(The Crimson invites all men in the University to submit signed communications of timely interest. It assumes no responsibility, however, for sentiments expressed under this head and reserves the right to exclude any whose publication would be palpably inappropriate.)
To the Editors of the CRIMSON:
It is to be hoped that Professor Pope's suggestion that a University Theatre be Harvard's memorial to her sons that have given their lives in the war be accorded the attention among graduates and undergraduates that it deserves. Professor Pope has shown that such a tribute could be made as fitting and as beautiful as any that could be paid to those who gave their all to the cause.
It should be noted that such a memorial would fill what amounts to a crying need in the College today.

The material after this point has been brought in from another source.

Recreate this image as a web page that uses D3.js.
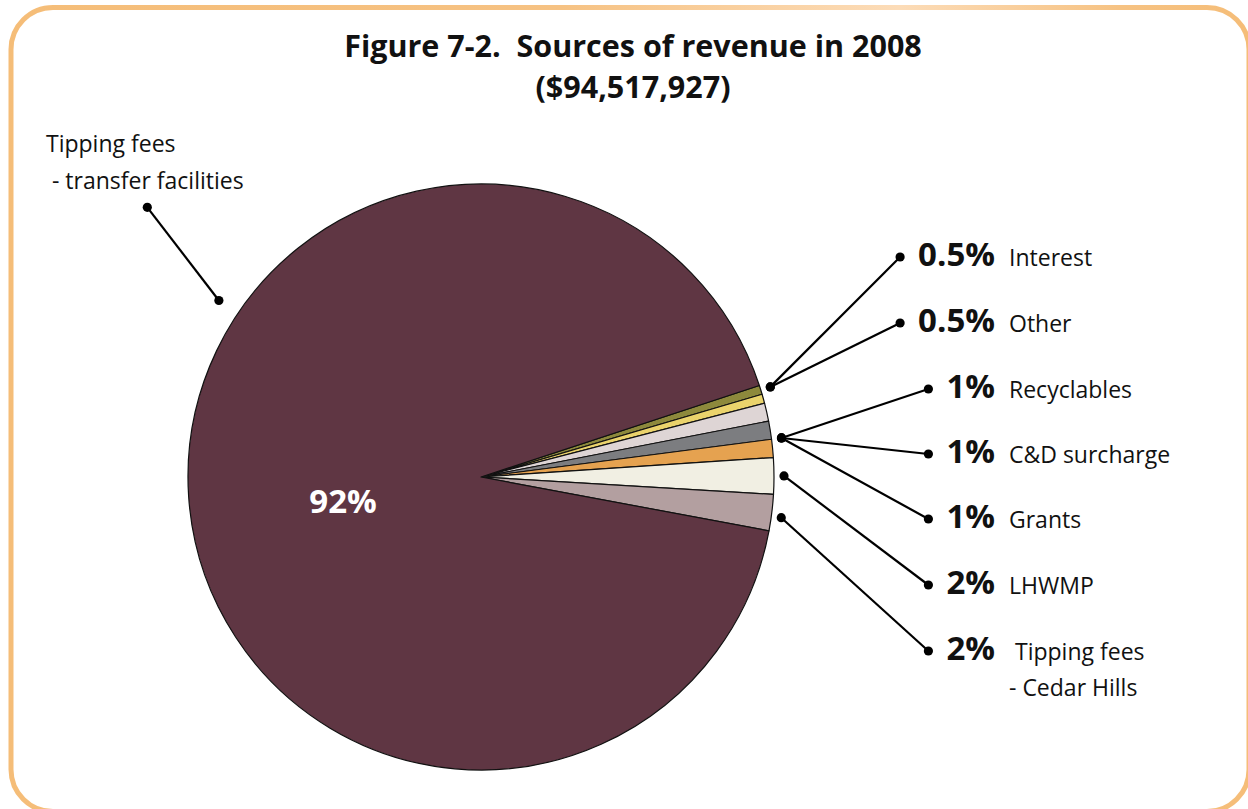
<!DOCTYPE html>
<html>
<head>
<meta charset="utf-8">
<script src="https://cdn.jsdelivr.net/npm/d3@7"></script>
<style>
  html, body { margin: 0; padding: 0; background: #ffffff; }
  svg { display: block; }
  text { font-family: "Open Sans", "Noto Sans", sans-serif; white-space: pre; }
</style>
</head>
<body>
<svg id="chart" width="1248" height="809"></svg>
<script>
// Revenue sources, 2008 (percent of total)
const categories = [
  "Interest",
  "Other",
  "Recyclables",
  "C&D surcharge",
  "Grants",
  "LHWMP",
  "Tipping fees|- Cedar Hills",
  "Tipping fees|- transfer facilities"
];
const shares = [0.5, 0.5, 1, 1, 1, 2, 2, 92];
const sliceColors = [
  "#8d893c", "#ead36c", "#ded5d5", "#7c7d80",
  "#e5a250", "#f1efe3", "#b39fa0", "#5f3643"
];
const titleLines = ["Figure 7-2.  Sources of revenue in 2008", "($94,517,927)"];

const W = 1248, H = 809;
const svg = d3.select("#chart");

// Rounded frame with a soft orange stroke
const defs = svg.append("defs");
const grad = defs.append("linearGradient")
  .attr("id", "frameGrad").attr("gradientUnits", "userSpaceOnUse")
  .attr("x1", 0).attr("y1", 0).attr("x2", W).attr("y2", 0);
[[0, "#f5bd78"], [0.45, "#f6c283"], [0.72, "#fcdcb8"], [0.9, "#f6c282"], [1, "#f5bd78"]]
  .forEach(([o, c]) => grad.append("stop").attr("offset", o).attr("stop-color", c));
svg.append("rect")
  .attr("x", 11).attr("y", 7.5).attr("width", 1238).attr("height", 804)
  .attr("rx", 42).attr("ry", 42)
  .attr("fill", "none").attr("stroke", "url(#frameGrad)").attr("stroke-width", 5);

// Title
svg.append("g").selectAll("text").data(titleLines).join("text")
  .attr("x", 633).attr("y", (d, i) => 57 + i * 41)
  .attr("text-anchor", "middle")
  .attr("font-weight", 700).attr("font-size", 30.5)
  .attr("fill", "#111")
  .text(d => d);

// Pie
const cx = 481, cy = 477, R = 293;
const start = 71.8 * Math.PI / 180;
const pie = d3.pie().sort(null).value(d => d)
  .startAngle(start).endAngle(start + 2 * Math.PI);
const arcs = pie(shares);
const arc = d3.arc().innerRadius(0).outerRadius(R);
const g = svg.append("g").attr("transform", `translate(${cx},${cy})`);
g.selectAll("path").data(arcs).join("path")
  .attr("d", arc)
  .attr("fill", (d, i) => sliceColors[i])
  .attr("stroke", "#111").attr("stroke-width", 1.2).attr("stroke-linejoin", "round");

// Point on a ring at a fraction t through slice i
function ringPoint(i, t, rr) {
  const a = arcs[i].startAngle + t * (arcs[i].endAngle - arcs[i].startAngle);
  return [cx + rr * Math.sin(a), cy - rr * Math.cos(a)];
}

// Big-slice value label
svg.append("text")
  .attr("x", cx - 138).attr("y", cy + 36)
  .attr("text-anchor", "middle")
  .attr("font-weight", 700).attr("font-size", 33).attr("fill", "#ffffff")
  .text(shares[7] + "%");

// Right-hand labels
const pctRight = 995, nameLeft = 1009;
const rowBaselines = [266, 332, 398, 463, 528, 594, 660];
// which slice / fraction each leader starts from (shared dots for grouped rows)
const anchorSpec = [[0, 0.5], [0, 0.5], [3, 1], [3, 1], [3, 1], [5, 0.5], [6, 0.6]];
const lab = svg.append("g");
const leaders = svg.append("g");
const dotR = 4.6;

for (let i = 0; i < 7; i++) {
  const yb = rowBaselines[i];
  const pct = lab.append("text")
    .attr("x", pctRight).attr("y", yb)
    .attr("text-anchor", "end")
    .attr("font-weight", 700).attr("font-size", 33).attr("fill", "#111")
    .text(shares[i] + "%");
  const parts = categories[i].split("|");
  const nm = lab.append("text")
    .attr("y", yb).attr("font-size", 23).attr("fill", "#111");
  parts.forEach((p, k) => {
    nm.append("tspan")
      .attr("x", nameLeft + (parts.length > 1 && k === 0 ? 6 : 0))
      .attr("y", yb + k * 36)
      .text(p);
  });
  const w = pct.node().getComputedTextLength();
  const outer = [pctRight - w - 18, yb - 9];
  const inner = ringPoint(anchorSpec[i][0], anchorSpec[i][1], R + 10);
  leaders.append("line")
    .attr("x1", inner[0]).attr("y1", inner[1])
    .attr("x2", outer[0]).attr("y2", outer[1])
    .attr("stroke", "#000").attr("stroke-width", 2.2);
  leaders.append("circle").attr("cx", outer[0]).attr("cy", outer[1]).attr("r", dotR).attr("fill", "#000");
  leaders.append("circle").attr("cx", inner[0]).attr("cy", inner[1]).attr("r", dotR).attr("fill", "#000");
}

// Left label for the large slice
const big = categories[7].split("|");
const bl = svg.append("text").attr("font-size", 23).attr("fill", "#111");
bl.append("tspan").attr("x", 46).attr("y", 152).text(big[0]);
bl.append("tspan").attr("x", 46).attr("y", 189).text(" " + big[1]);
const bIn = ringPoint(7, 0.614, R + 23);
const bOut = [147.3, 207.3];
leaders.append("line")
  .attr("x1", bIn[0]).attr("y1", bIn[1]).attr("x2", bOut[0]).attr("y2", bOut[1])
  .attr("stroke", "#000").attr("stroke-width", 2.2);
leaders.append("circle").attr("cx", bIn[0]).attr("cy", bIn[1]).attr("r", dotR).attr("fill", "#000");
leaders.append("circle").attr("cx", bOut[0]).attr("cy", bOut[1]).attr("r", dotR).attr("fill", "#000");
</script>
</body>
</html>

Harvard stands almost alone among the large universities in the lack of a University Theatre of some sort, and yet she is recognized as the leading American college in actual accomplishment in the theatrical field. She has contributed more men that make the theatre worth while than any other college.
Yet when the Harvard Dramatic Club produces a play, it may do so only by accepting the kindness of a private club in allowing it to use a stage. It has no home which it can call its own; its scenery and properties after a production either become lost for want of room to keep them, or they must be crowded into the already desperately crowded 47 Workshop Room in Massachusetts Hall. Despite this, the Club has been able to do what no other University Dramatic Club has done,--successfully to write, stage, and act its own plays, in productions that have furnished a starting point for many of the best men in the dramatic world.

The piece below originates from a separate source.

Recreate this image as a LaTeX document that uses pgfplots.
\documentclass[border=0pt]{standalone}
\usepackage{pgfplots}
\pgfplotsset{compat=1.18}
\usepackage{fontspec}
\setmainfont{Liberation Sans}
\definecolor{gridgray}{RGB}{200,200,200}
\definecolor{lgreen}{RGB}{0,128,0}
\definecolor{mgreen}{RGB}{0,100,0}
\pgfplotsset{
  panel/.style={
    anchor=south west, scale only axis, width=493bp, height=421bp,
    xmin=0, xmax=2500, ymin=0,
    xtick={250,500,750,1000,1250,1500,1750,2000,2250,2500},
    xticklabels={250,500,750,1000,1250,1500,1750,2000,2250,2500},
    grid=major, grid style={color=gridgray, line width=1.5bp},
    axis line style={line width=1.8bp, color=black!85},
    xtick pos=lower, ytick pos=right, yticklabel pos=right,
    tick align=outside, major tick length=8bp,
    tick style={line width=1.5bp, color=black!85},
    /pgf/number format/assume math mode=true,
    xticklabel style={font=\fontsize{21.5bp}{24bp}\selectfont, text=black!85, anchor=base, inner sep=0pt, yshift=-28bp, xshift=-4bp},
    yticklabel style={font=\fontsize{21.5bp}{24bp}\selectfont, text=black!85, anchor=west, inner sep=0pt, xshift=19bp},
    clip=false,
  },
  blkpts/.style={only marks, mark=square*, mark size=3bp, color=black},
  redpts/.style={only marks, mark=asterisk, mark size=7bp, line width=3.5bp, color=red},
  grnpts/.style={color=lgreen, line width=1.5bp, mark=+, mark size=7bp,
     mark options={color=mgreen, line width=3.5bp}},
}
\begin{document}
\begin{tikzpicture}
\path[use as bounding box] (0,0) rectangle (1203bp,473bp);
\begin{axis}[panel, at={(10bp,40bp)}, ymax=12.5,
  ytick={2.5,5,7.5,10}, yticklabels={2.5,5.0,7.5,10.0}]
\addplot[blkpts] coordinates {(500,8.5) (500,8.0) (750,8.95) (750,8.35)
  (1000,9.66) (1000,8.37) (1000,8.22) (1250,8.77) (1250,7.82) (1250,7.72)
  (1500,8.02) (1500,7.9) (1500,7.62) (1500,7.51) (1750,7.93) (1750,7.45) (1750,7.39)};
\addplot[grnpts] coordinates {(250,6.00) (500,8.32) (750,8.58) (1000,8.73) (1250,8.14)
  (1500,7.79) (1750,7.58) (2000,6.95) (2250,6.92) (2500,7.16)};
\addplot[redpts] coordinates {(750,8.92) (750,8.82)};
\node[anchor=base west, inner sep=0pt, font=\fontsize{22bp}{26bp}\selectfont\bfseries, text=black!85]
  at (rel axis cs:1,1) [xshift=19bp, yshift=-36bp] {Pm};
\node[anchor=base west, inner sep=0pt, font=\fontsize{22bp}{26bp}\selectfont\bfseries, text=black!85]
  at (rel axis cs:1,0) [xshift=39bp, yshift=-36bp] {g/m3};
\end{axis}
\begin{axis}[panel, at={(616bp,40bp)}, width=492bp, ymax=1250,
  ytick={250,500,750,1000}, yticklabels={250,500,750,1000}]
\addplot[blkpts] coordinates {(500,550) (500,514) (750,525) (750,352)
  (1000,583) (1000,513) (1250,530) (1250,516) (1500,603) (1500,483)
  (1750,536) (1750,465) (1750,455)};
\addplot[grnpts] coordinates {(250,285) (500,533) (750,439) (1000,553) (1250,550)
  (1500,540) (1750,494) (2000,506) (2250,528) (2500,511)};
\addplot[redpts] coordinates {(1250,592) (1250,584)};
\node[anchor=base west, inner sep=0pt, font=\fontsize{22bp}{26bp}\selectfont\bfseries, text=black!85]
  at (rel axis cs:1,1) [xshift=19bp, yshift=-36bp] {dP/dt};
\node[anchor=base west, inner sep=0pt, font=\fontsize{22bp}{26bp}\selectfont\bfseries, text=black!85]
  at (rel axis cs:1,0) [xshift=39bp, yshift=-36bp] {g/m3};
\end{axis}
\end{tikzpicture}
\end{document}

Aside from this intellectual value of supplying a centre for men interested in the theatre, such a memorial would be used by every man in College during his course at some time. Many of the smaller clubs would be furnished the place in which to give entertainments, which they can have in no other way. Class movies and smokers, concerts, and in short every form of undergraduate entertainment would centre about a University Theatre.
Professor Pope's plan presents indeed a rare opportunity to combine as a memorial what could be beautiful and practical at the same time. ROBERT T. BUSHNELL '19. Pres. Harvard Dramatic Club.